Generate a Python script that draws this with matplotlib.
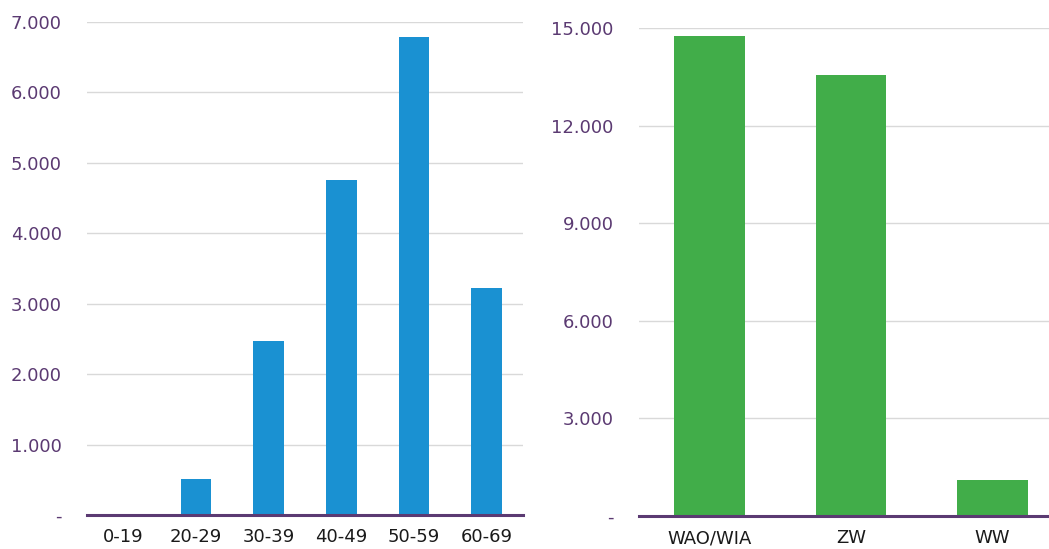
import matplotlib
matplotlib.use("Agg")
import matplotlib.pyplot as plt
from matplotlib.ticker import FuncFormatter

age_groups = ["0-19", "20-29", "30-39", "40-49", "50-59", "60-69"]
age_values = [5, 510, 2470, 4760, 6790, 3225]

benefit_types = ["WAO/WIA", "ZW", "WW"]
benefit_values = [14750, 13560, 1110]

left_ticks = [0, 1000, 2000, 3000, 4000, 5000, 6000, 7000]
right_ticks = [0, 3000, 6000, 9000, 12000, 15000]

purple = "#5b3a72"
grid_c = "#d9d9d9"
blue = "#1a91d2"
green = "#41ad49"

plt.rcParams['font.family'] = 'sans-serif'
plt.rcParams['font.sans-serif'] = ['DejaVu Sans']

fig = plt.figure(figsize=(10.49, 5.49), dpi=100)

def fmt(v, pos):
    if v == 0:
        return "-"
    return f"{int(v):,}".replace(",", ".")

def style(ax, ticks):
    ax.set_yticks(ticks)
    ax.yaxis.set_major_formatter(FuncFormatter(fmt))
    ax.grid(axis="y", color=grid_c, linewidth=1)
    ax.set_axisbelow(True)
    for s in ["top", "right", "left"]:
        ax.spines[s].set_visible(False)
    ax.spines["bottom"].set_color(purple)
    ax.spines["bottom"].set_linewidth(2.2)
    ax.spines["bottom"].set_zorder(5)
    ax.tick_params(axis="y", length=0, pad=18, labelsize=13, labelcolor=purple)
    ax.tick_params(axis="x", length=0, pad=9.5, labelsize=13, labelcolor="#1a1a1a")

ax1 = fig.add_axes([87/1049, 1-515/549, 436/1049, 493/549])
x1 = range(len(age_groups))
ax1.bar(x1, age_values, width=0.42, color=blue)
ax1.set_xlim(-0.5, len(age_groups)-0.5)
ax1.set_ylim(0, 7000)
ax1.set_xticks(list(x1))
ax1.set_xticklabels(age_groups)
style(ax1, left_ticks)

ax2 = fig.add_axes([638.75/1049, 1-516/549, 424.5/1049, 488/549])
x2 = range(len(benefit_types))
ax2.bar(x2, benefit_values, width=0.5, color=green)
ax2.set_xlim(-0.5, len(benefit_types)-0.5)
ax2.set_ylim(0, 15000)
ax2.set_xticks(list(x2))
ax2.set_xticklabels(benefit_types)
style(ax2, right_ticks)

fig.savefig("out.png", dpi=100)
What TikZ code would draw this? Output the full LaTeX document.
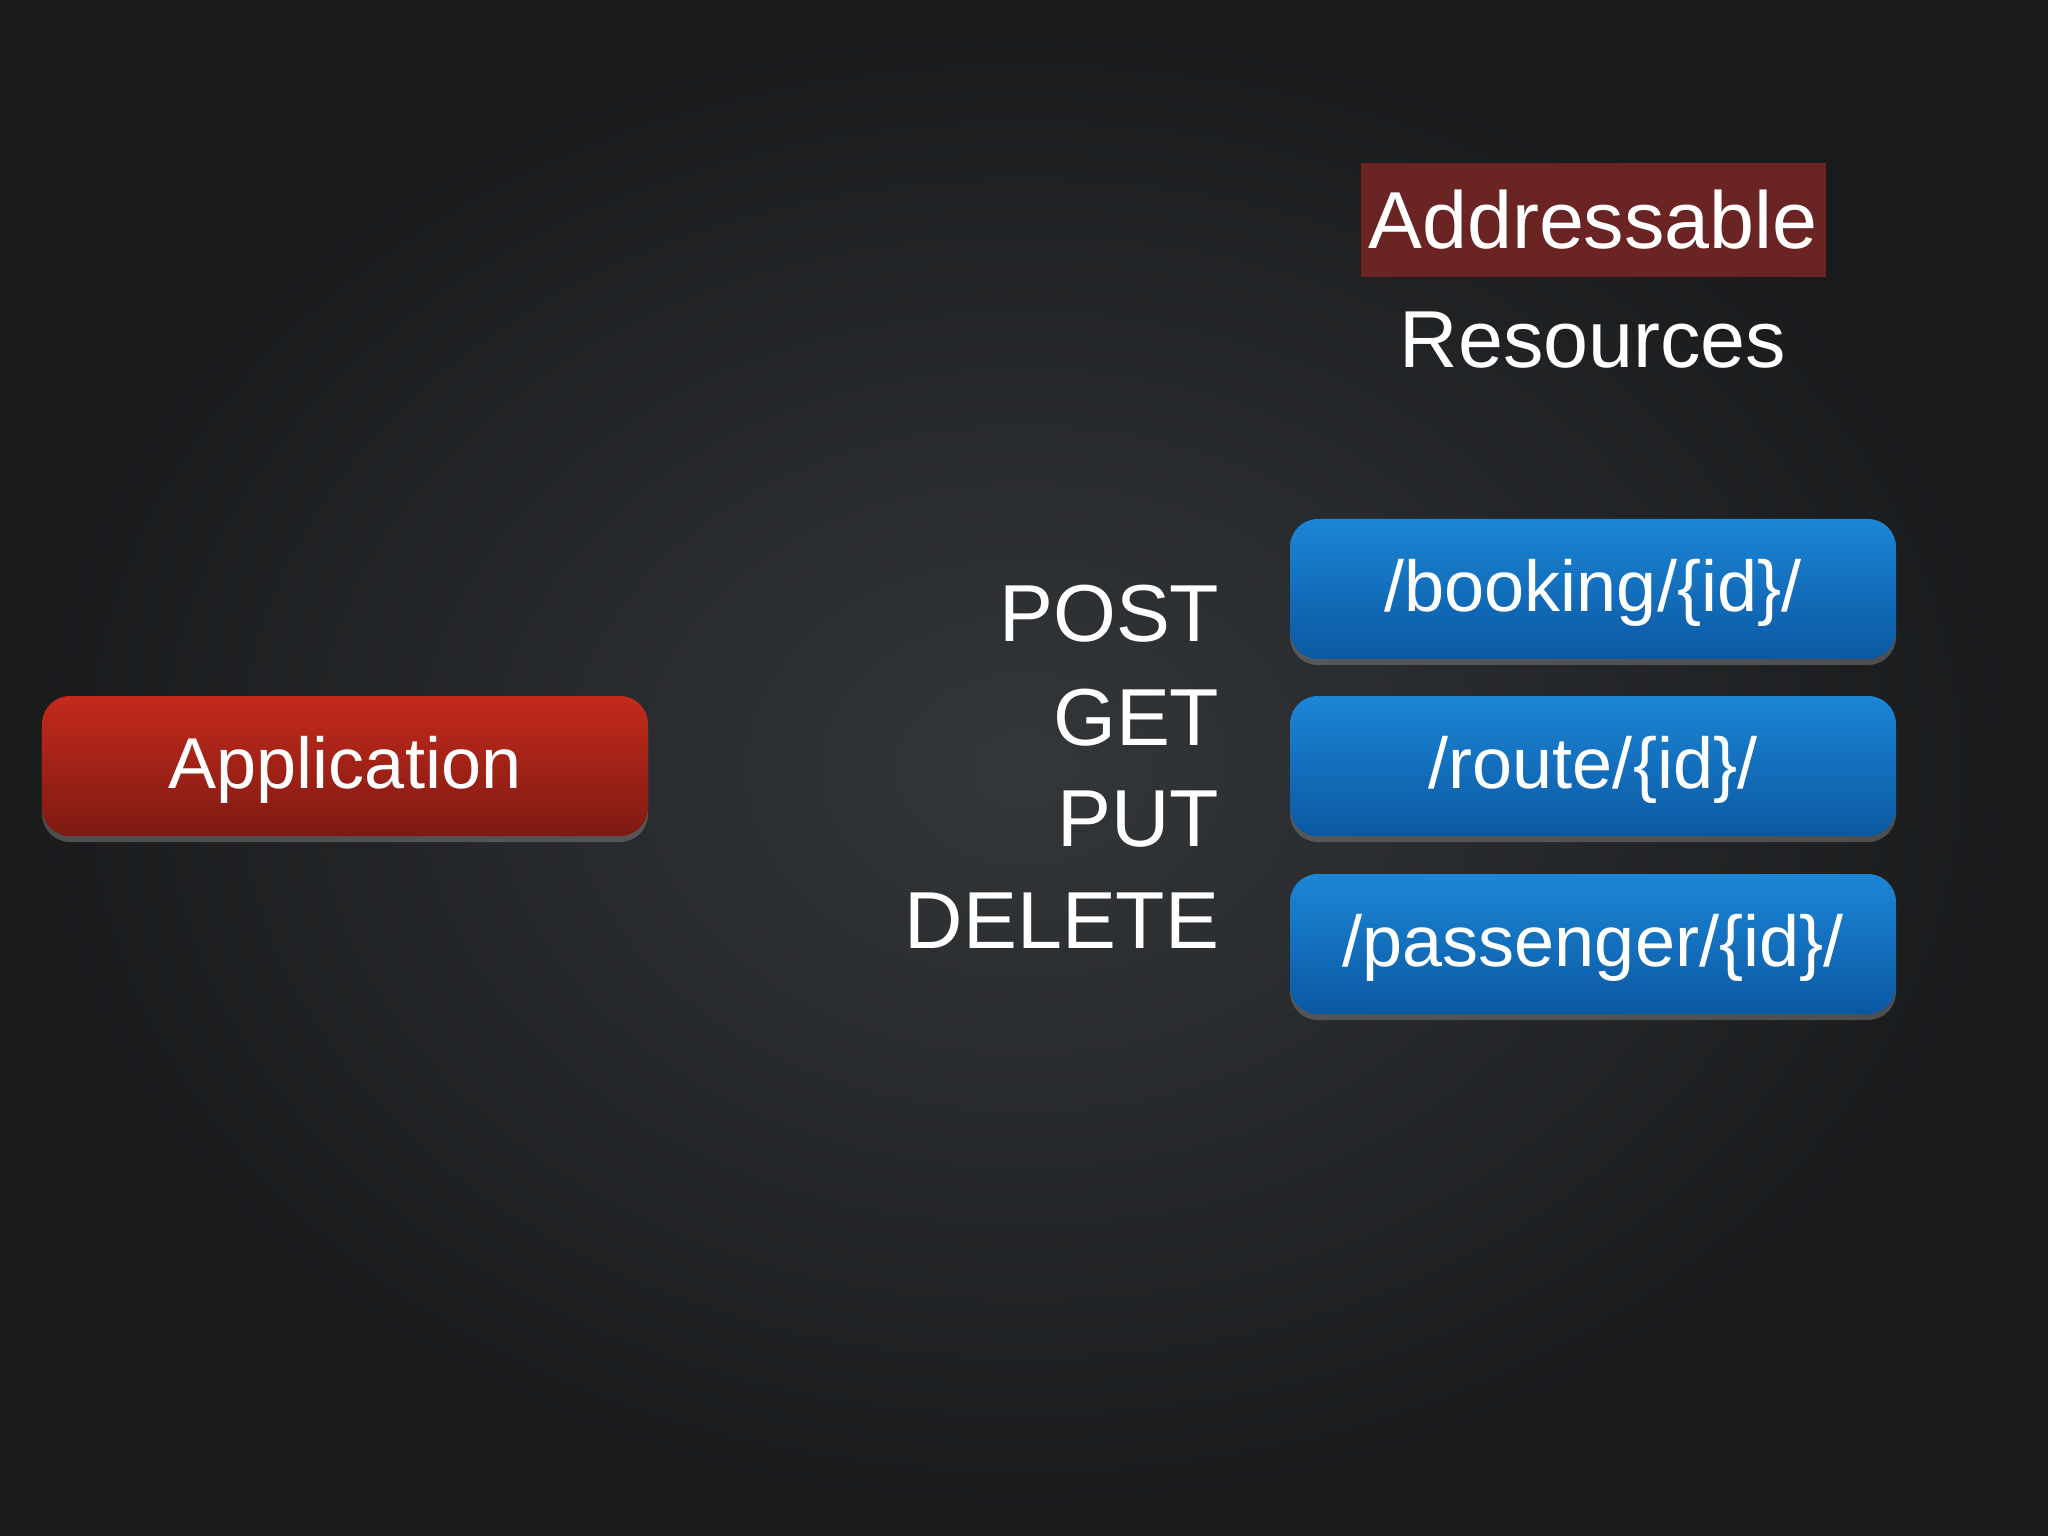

## EXERCISE DETAILS
Starting at the top of the listing above, reproduce each line up to and including the one with "style(ax1, left_ticks)"; omit the pictures.

## OUTPUT
Generate a Python script that draws this with matplotlib.
import matplotlib
matplotlib.use("Agg")
import matplotlib.pyplot as plt
from matplotlib.ticker import FuncFormatter

age_groups = ["0-19", "20-29", "30-39", "40-49", "50-59", "60-69"]
age_values = [5, 510, 2470, 4760, 6790, 3225]

benefit_types = ["WAO/WIA", "ZW", "WW"]
benefit_values = [14750, 13560, 1110]

left_ticks = [0, 1000, 2000, 3000, 4000, 5000, 6000, 7000]
right_ticks = [0, 3000, 6000, 9000, 12000, 15000]

purple = "#5b3a72"
grid_c = "#d9d9d9"
blue = "#1a91d2"
green = "#41ad49"

plt.rcParams['font.family'] = 'sans-serif'
plt.rcParams['font.sans-serif'] = ['DejaVu Sans']

fig = plt.figure(figsize=(10.49, 5.49), dpi=100)

def fmt(v, pos):
    if v == 0:
        return "-"
    return f"{int(v):,}".replace(",", ".")

def style(ax, ticks):
    ax.set_yticks(ticks)
    ax.yaxis.set_major_formatter(FuncFormatter(fmt))
    ax.grid(axis="y", color=grid_c, linewidth=1)
    ax.set_axisbelow(True)
    for s in ["top", "right", "left"]:
        ax.spines[s].set_visible(False)
    ax.spines["bottom"].set_color(purple)
    ax.spines["bottom"].set_linewidth(2.2)
    ax.spines["bottom"].set_zorder(5)
    ax.tick_params(axis="y", length=0, pad=18, labelsize=13, labelcolor=purple)
    ax.tick_params(axis="x", length=0, pad=9.5, labelsize=13, labelcolor="#1a1a1a")

ax1 = fig.add_axes([87/1049, 1-515/549, 436/1049, 493/549])
x1 = range(len(age_groups))
ax1.bar(x1, age_values, width=0.42, color=blue)
ax1.set_xlim(-0.5, len(age_groups)-0.5)
ax1.set_ylim(0, 7000)
ax1.set_xticks(list(x1))
ax1.set_xticklabels(age_groups)
style(ax1, left_ticks)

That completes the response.